Because high end players were good at the game, everyone else gets the chance to express that sort of skill taken away. The first in a long line of homogenizations, though it went almost unnoticed at the time.
The natural progression of doing wall to wall came after those changes, and came about naturally due to dungeon difficulty not curving upward as they originally intended. i.e. Weekly tome gear/raid gear always kept so ahead of dungeons, that wall to wall pulls were attainable with a few pieces and a modicum of effort.
Dungeon difficulty didn't curve upward like they intended, because in 2.1 when they introduced Pharos Sirius, people came to this very forum to bellyache about its difficulty, which within a few months caused it to receive mild nerfs and then nerfs again at a later date.

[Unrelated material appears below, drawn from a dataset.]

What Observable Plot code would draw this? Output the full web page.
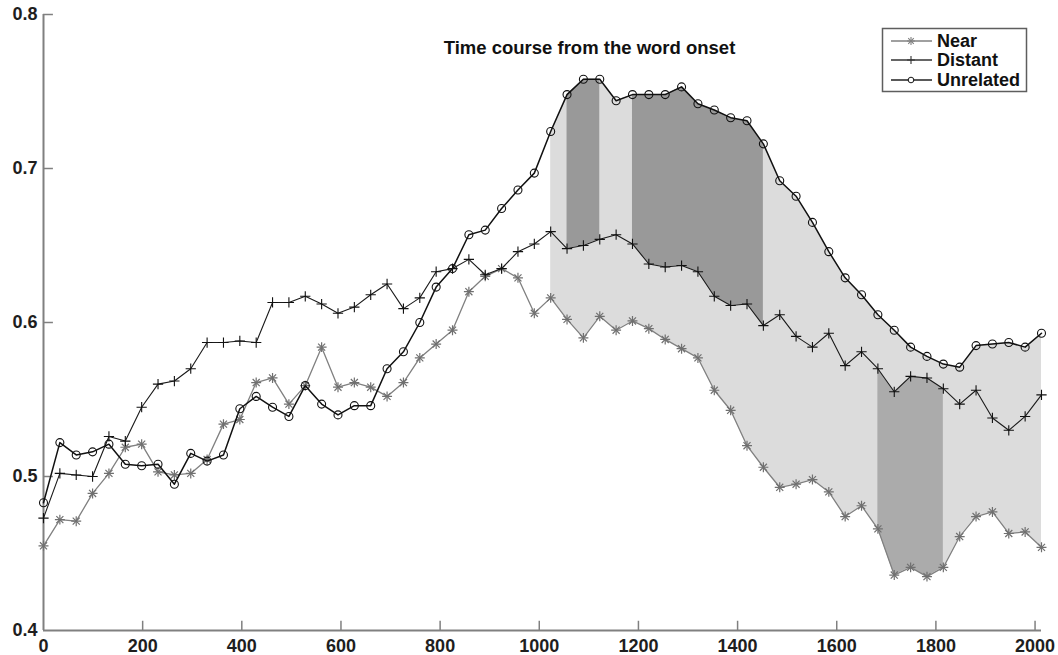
<!DOCTYPE html>
<html><head><meta charset="utf-8">
<script src="https://cdn.jsdelivr.net/npm/d3@7"></script>
<script src="https://cdn.jsdelivr.net/npm/@observablehq/plot@0.6"></script>
<style>body{margin:0;background:#fff;overflow:hidden}</style>
</head><body><div id="chart"></div>
<script>
const time = [0,33,66,99,132,165,198,231,264,297,330,363,396,429,462,495,528,561,594,627,660,693,726,759,792,825,858,891,924,957,990,1023,1056,1089,1122,1155,1188,1221,1254,1287,1320,1353,1386,1419,1452,1485,1518,1551,1584,1617,1650,1683,1716,1749,1782,1815,1848,1881,1914,1947,1980,2013];
const near = [0.455,0.472,0.471,0.489,0.502,0.519,0.521,0.503,0.501,0.502,0.511,0.534,0.537,0.561,0.564,0.547,0.559,0.584,0.558,0.561,0.558,0.552,0.561,0.577,0.586,0.595,0.620,0.630,0.635,0.629,0.606,0.616,0.602,0.590,0.604,0.595,0.601,0.596,0.589,0.583,0.577,0.556,0.543,0.520,0.506,0.493,0.495,0.498,0.490,0.474,0.481,0.466,0.436,0.441,0.435,0.441,0.461,0.474,0.477,0.463,0.464,0.454];
const distant = [0.473,0.502,0.501,0.500,0.526,0.523,0.545,0.560,0.562,0.570,0.587,0.587,0.588,0.587,0.613,0.613,0.617,0.612,0.606,0.610,0.618,0.625,0.609,0.616,0.633,0.635,0.641,0.631,0.635,0.646,0.651,0.659,0.648,0.650,0.654,0.657,0.651,0.638,0.636,0.637,0.633,0.617,0.611,0.612,0.598,0.605,0.591,0.584,0.593,0.572,0.581,0.570,0.555,0.565,0.564,0.557,0.547,0.556,0.538,0.530,0.539,0.553];
const unrelated = [0.483,0.522,0.514,0.516,0.521,0.508,0.507,0.508,0.495,0.515,0.510,0.514,0.544,0.552,0.545,0.539,0.559,0.547,0.540,0.546,0.546,0.570,0.581,0.600,0.623,0.635,0.657,0.660,0.674,0.686,0.697,0.724,0.748,0.758,0.758,0.744,0.748,0.748,0.748,0.753,0.742,0.738,0.733,0.731,0.716,0.692,0.682,0.665,0.646,0.629,0.618,0.605,0.595,0.584,0.578,0.573,0.571,0.585,0.586,0.587,0.584,0.593];
const xTicks = [0,200,400,600,800,1000,1200,1400,1600,1800,2000];
const yTicks = [0.4,0.5,0.6,0.7,0.8];
const seriesNames = ["Near","Distant","Unrelated"];
const titleText = "Time course from the word onset";
const lightSpan = [1023, 2013];
const darkSpansDU = [[1056,1122],[1188,1452]];
const darkSpansND = [[1683,1815]];

const rows = time.map((t,i)=>({t, near: near[i], distant: distant[i], unrelated: unrelated[i]}));
const inSpan = s => rows.filter(d => d.t >= s[0] && d.t <= s[1]);
const AX = "#808080";
const FONT = "'Liberation Sans', Arial, Helvetica, sans-serif";

const plot = Plot.plot({
  width: 1058, height: 655,
  marginLeft: 43, marginRight: 17, marginTop: 14, marginBottom: 25,
  style: {fontFamily: FONT, fontWeight: "bold", background: "#fff"},
  x: {domain: [0, 2013], label: null},
  y: {domain: [0.4, 0.8], label: null},
  marks: [
    Plot.areaY(inSpan(lightSpan), {x: "t", y1: "near", y2: "unrelated", fill: "#dcdcdc"}),
    ...darkSpansDU.map(s => Plot.areaY(inSpan(s), {x: "t", y1: "distant", y2: "unrelated", fill: "#999999"})),
    ...darkSpansND.map(s => Plot.areaY(inSpan(s), {x: "t", y1: "near", y2: "distant", fill: "#ababab"})),
    Plot.ruleX([0], {stroke: AX, strokeWidth: 2}),
    Plot.ruleY([0.4], {stroke: AX, strokeWidth: 2}),
    Plot.ruleY(yTicks.slice(1), {x1: 0, x2: 20, stroke: AX, strokeWidth: 1.5}),
    Plot.ruleX(xTicks.slice(1), {y1: 0.4, y2: 0.406, stroke: AX, strokeWidth: 1.5}),
    Plot.axisX(xTicks, {label: null, tickSize: 0, tickPadding: 9, fontSize: 18, fill: "#1e1e1e", tickFormat: d => String(d)}),
    Plot.axisY(yTicks, {label: null, tickSize: 0, tickPadding: 6, fontSize: 18, fill: "#1e1e1e", tickFormat: d => d.toFixed(1)}),
    Plot.line(rows, {x: "t", y: "near", stroke: "#808080", strokeWidth: 1.3}),
    Plot.dot(rows, {x: "t", y: "near", symbol: "plus", r: 3.3, stroke: "#707070", strokeWidth: 1.2}),
    Plot.dot(rows, {x: "t", y: "near", symbol: "times", r: 3.3, stroke: "#707070", strokeWidth: 1.2}),
    Plot.line(rows, {x: "t", y: "distant", stroke: "#1a1a1a", strokeWidth: 1.1}),
    Plot.dot(rows, {x: "t", y: "distant", symbol: "plus", r: 3.4, stroke: "#111", strokeWidth: 1.1}),
    Plot.line(rows, {x: "t", y: "unrelated", stroke: "#111", strokeWidth: 1.5}),
    Plot.dot(rows, {x: "t", y: "unrelated", symbol: "circle", r: 4, fill: "none", stroke: "#111", strokeWidth: 1.1}),
    Plot.text([titleText], {text: d => d, frameAnchor: "top", dx: 47, dy: 26, fontSize: 18.5, fill: "#111"})
  ]
});

// Legend inside plot area (top right)
const svg = d3.select(plot);
const g = svg.append("g").attr("font-family", FONT).attr("font-weight", "bold").attr("font-size", 18).attr("text-anchor", "start");
g.append("rect").attr("x", 882.5).attr("y", 28.5).attr("width", 144).attr("height", 63)
  .attr("fill", "#fff").attr("stroke", "#5e5e5e").attr("stroke-width", 1.5);
const legendRows = [
  {name: seriesNames[0], y: 41, stroke: "#808080", syms: [d3.symbolPlus, d3.symbolTimes], size: 22},
  {name: seriesNames[1], y: 60, stroke: "#333", syms: [d3.symbolPlus], size: 22},
  {name: seriesNames[2], y: 80, stroke: "#222", syms: [d3.symbolCircle], size: 24}
];
legendRows.forEach(r => {
  g.append("line").attr("x1", 891).attr("x2", 932).attr("y1", r.y).attr("y2", r.y)
    .attr("stroke", r.stroke).attr("stroke-width", 1.3);
  r.syms.forEach(s => g.append("path").attr("d", d3.symbol(s, r.size)())
    .attr("transform", `translate(911,${r.y})`).attr("fill", s === d3.symbolCircle ? "#fff" : "none")
    .attr("stroke", r.stroke).attr("stroke-width", 1.1));
  g.append("text").attr("x", 937).attr("y", r.y).attr("dy", "0.36em").attr("text-anchor", "start").attr("fill", "#111").text(r.name);
});

document.getElementById("chart").appendChild(plot);
</script>
</body></html>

TL;DR - Devs put training wheels(walls) on our dungeons to try and be fair to the jobs considered as the worse half of the jobs in ARR. In response to this, players asked for pads and helmets and band aids for booboos when the devs then tried to make dungeons interesting in other ways (Pharos Sirius trash packs had raid wide AOEs, paralysis, AOE healing on trash, and other problem monsters intended to make single target damage more viable in a trash pull(i.e. DPS do your job and eliminate problem monsters first)).

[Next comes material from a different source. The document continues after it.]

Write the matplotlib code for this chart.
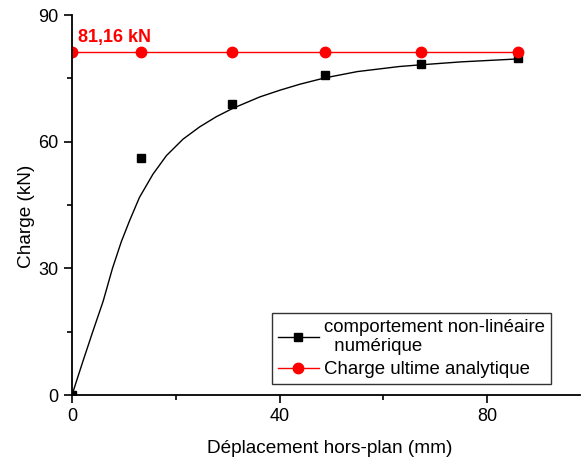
import numpy as np
import matplotlib.pyplot as plt
from matplotlib.lines import Line2D

plt.rcParams['font.family'] = ['Liberation Sans', 'DejaVu Sans']

# numerical results (squares)
disp_num = [0, 13.3, 30.9, 48.8, 67.2, 86.0]
load_num = [0, 56.2, 69.0, 75.7, 78.5, 79.7]

# fitted curve
curve_x = [0, 2.0, 4.0, 6.0, 7.8, 9.5, 11.1, 13.0, 15.6, 18.2, 21.4, 24.6,
           27.8, 31.0, 36.2, 40.1, 43.9, 48.7, 55.0, 63.1, 67.2, 75.0, 86.0]
curve_y = [0, 7.6, 15.0, 22.2, 30.0, 36.3, 41.3, 46.8, 52.3, 56.7, 60.6, 63.5,
           65.9, 67.9, 70.6, 72.2, 73.6, 75.1, 76.6, 77.8, 78.2, 78.9, 79.6]

# analytical ultimate load
disp_ana = [0, 13.3, 30.9, 48.8, 67.2, 86.0]
load_ult = 81.16

fig = plt.figure(figsize=(5.82, 4.59), dpi=100)
ax = fig.add_axes([72 / 582, 64 / 459, 508 / 582, 380 / 459])

ax.plot(curve_x, curve_y, color='black', linewidth=1)
ax.plot(disp_num, load_num, linestyle='none', marker='s', markersize=6.3,
        color='black')
ax.plot(disp_ana, [load_ult] * len(disp_ana), color='red', linewidth=1,
        marker='o', markersize=7.5)

ax.text(1.2, load_ult + 1.6, '81,16 kN', color='red', fontsize=13,
        fontweight='bold', va='bottom', ha='left')

ax.set_xlim(0, 97.9)
ax.set_ylim(0, 90)
ax.set_xticks([0, 40, 80])
ax.set_xticks([20, 60], minor=True)
ax.set_yticks([0, 30, 60, 90])
ax.set_yticks([15, 45, 75], minor=True)
ax.spines['top'].set_visible(False)
ax.spines['right'].set_visible(False)
for s in ['left', 'bottom']:
    ax.spines[s].set_linewidth(1.3)
ax.tick_params(which='major', direction='out', length=6, width=1.2,
               labelsize=13)
ax.tick_params(which='minor', direction='out', length=3.5, width=1.2)

ax.set_xlabel('Déplacement hors-plan (mm)', fontsize=13.7, labelpad=11)
ax.set_ylabel('Charge (kN)', fontsize=13.7, labelpad=2.5)
ax.xaxis.label.set_x(0.507)
ax.yaxis.label.set_y(0.469)

handles = [
    Line2D([], [], color='black', linewidth=1, marker='s', markersize=6),
    Line2D([], [], color='red', linewidth=1, marker='o', markersize=7.5),
]
labels = ['comportement non-linéaire\n  numérique', 'Charge ultime analytique']
leg = ax.legend(handles, labels, loc='lower right', bbox_to_anchor=(0.943, 0.03),
                fontsize=13.4, frameon=True, fancybox=False, edgecolor='black',
                handlelength=2.2, handletextpad=0.3, borderpad=0.3,
                labelspacing=0.3, borderaxespad=0)
leg.get_frame().set_linewidth(1)

fig.savefig('out.png', dpi=100)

Last edited by Vyrerus; 03-24-2025 at 02:29 PM.
(Signature portrait by Amaipetisu)
"I thought that my invincible power would hold the world captive, leaving me in a freedom undisturbed. Thus night and day I worked at the chain with huge fires and cruel hard strokes. When at last the work was done and the links were complete and unbreakable, I found that it held me in its grip." - Rabindranath Tagore
Talk about a memory lane trip. Really enjoyed this read. I forgot we used to de-aggro pulls using the boss arena aethereal gate.
I guess my frustration comes from remembering people getting into the habit of rushing through Brayflox or Haukke Mannor, instead of getting the XP from all the trash pulls and the secret chests. It always seemed like such a waste to me. Remember the ring chest behind the coeurl at the end of Brayflox? I guess in my head I blamed both runners and the devs for encouraging this kind dungeon design. The Brayflox swamp area was gutted, and now we have no more diverging paths, secrets or even mob trash XP in any dungeon.
Bottom line: I miss dungeon complexity, and I really dislike wall-to-wall design. I was a bit frustrated with the thread, because the issue with dungeons is much deeper than one OP job having stronger/faster AOEs.
Last edited by DiaDeem; 03-24-2025 at 04:57 PM.